From the same period we have Franz Liszt’s transcriptions of Bach music (often organ compositions) for piano, with left-hand octaves mimicking the organ pedals, and virtuosic figuration in the right hand scooping up much of the writing for manuals. This approach reached its apogee 50 years later in the transcriptions of the Italian pianist Ferruccio Busoni, who in a multi-volume series spanning some 30 years published his piano adaptations of Bach’s keyboard music. Using the whole range of the keyboard, and with passages doubled in octaves and sixths, these employ the full panoply of the piano’s capabilities to capture the grandeur of Bach’s originals.

Twentieth-century composers are no exception to those eager to adapt Bach’s music. An unlikely duo of Elgar and Schoenberg both orchestrated organ works by Bach, with very different results. Bach’s music has also been the inspiration for jazz musicians, from Django Reinhardt comping energetically to violinists swinging the opening movement of the double violin concerto, to the many improvisations of Jacques Loussier.

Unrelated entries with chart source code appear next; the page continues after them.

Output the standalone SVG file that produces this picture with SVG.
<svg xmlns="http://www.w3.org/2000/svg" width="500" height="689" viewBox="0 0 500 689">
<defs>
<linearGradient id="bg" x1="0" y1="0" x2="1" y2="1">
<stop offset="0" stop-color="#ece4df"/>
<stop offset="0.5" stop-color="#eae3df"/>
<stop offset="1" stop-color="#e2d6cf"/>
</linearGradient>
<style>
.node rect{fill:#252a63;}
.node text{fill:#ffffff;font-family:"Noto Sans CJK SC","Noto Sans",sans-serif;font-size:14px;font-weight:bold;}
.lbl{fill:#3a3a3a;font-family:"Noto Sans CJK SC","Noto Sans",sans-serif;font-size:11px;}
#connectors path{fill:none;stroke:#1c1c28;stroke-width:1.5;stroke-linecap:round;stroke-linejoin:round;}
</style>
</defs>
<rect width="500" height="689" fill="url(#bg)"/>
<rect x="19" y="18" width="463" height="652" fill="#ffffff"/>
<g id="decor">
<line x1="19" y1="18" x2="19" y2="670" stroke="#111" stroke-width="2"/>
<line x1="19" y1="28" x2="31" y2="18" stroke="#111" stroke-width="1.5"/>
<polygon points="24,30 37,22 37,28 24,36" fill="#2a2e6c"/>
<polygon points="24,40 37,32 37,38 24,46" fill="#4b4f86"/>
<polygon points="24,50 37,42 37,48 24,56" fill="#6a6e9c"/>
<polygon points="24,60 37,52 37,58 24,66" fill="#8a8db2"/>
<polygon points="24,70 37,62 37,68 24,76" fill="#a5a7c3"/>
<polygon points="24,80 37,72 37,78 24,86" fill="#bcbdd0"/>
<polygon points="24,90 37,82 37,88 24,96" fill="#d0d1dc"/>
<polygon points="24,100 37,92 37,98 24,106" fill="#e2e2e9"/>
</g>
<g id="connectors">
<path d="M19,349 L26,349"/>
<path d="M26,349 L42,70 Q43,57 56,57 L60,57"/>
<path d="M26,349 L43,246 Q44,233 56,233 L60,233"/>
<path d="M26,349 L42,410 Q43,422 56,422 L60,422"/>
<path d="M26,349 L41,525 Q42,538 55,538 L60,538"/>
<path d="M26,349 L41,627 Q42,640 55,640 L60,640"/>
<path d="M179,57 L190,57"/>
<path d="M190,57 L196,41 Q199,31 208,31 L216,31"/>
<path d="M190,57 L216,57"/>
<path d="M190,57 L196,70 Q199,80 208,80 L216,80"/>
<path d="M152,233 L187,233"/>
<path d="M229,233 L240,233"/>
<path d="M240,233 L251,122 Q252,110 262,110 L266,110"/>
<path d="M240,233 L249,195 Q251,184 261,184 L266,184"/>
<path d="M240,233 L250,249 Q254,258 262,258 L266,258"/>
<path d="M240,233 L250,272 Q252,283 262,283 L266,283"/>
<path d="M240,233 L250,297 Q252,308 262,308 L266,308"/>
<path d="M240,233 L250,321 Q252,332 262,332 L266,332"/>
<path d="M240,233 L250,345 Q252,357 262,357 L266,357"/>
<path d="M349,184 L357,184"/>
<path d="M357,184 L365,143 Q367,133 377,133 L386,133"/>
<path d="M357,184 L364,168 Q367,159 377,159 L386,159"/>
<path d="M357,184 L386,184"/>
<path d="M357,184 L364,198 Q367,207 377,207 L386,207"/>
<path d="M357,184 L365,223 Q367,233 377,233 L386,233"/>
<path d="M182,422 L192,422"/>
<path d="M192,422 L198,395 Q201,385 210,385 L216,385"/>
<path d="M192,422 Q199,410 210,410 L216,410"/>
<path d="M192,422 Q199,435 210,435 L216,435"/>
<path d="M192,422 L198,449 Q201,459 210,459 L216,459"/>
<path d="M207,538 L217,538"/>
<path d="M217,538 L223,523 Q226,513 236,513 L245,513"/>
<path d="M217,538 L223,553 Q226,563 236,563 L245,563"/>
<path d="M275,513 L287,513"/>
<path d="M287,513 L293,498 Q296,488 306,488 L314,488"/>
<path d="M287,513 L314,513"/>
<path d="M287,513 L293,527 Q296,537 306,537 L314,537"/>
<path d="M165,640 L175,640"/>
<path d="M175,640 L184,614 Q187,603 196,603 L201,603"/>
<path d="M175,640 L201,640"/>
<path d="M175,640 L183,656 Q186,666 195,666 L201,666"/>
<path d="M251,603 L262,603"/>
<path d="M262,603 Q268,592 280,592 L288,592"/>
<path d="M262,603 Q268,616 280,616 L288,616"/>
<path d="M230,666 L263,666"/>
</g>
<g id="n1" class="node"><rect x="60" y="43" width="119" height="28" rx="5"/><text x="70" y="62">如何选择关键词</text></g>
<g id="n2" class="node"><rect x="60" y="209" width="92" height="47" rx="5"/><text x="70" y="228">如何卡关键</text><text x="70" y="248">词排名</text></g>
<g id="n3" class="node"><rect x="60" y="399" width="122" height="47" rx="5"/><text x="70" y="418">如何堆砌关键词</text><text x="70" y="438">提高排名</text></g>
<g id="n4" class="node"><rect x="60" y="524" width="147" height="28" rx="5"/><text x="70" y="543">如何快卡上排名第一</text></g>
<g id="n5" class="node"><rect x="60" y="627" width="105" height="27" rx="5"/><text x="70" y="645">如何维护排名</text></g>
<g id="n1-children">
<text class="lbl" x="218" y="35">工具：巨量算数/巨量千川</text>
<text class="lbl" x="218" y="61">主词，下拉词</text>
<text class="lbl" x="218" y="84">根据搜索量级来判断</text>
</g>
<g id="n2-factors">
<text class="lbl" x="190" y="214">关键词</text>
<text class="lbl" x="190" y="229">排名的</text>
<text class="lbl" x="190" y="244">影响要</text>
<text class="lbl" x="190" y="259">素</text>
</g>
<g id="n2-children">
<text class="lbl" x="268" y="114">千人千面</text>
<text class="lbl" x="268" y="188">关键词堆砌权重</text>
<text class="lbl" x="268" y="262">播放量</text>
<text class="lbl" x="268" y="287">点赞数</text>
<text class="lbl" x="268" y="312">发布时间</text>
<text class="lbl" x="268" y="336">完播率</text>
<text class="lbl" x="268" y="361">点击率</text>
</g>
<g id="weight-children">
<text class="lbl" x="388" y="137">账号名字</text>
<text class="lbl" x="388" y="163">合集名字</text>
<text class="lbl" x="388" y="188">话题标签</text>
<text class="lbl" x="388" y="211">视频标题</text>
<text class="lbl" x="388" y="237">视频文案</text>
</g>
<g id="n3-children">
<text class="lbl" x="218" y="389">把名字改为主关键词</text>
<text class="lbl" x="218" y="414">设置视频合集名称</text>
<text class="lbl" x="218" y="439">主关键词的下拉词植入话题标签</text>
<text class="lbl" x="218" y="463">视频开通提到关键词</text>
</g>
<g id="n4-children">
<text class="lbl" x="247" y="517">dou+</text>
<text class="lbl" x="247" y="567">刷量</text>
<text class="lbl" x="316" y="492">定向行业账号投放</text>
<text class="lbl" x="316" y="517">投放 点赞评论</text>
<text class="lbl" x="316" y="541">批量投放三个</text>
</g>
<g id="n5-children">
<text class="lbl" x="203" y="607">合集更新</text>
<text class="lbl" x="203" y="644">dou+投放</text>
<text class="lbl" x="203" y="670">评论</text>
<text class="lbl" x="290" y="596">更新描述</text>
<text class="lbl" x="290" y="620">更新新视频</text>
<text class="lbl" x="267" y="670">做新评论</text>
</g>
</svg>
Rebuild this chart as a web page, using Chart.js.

It is perhaps a mark of the respect musicians have for Bach’s music that so many have used it as the basis of new works, and it is a tribute to its strength that it can withstand this adaptation and remain recognisably itself. The foundation of Bach’s music is a logical counterpoint driving individual lines set within clear harmonic structures, and as such the component parts can readily be redistributed amongst other instruments, even as the arranger adds details and fingerprints of their own. It’s hard to imagine musicians will ever lose their fascination for this most inspirational of composers.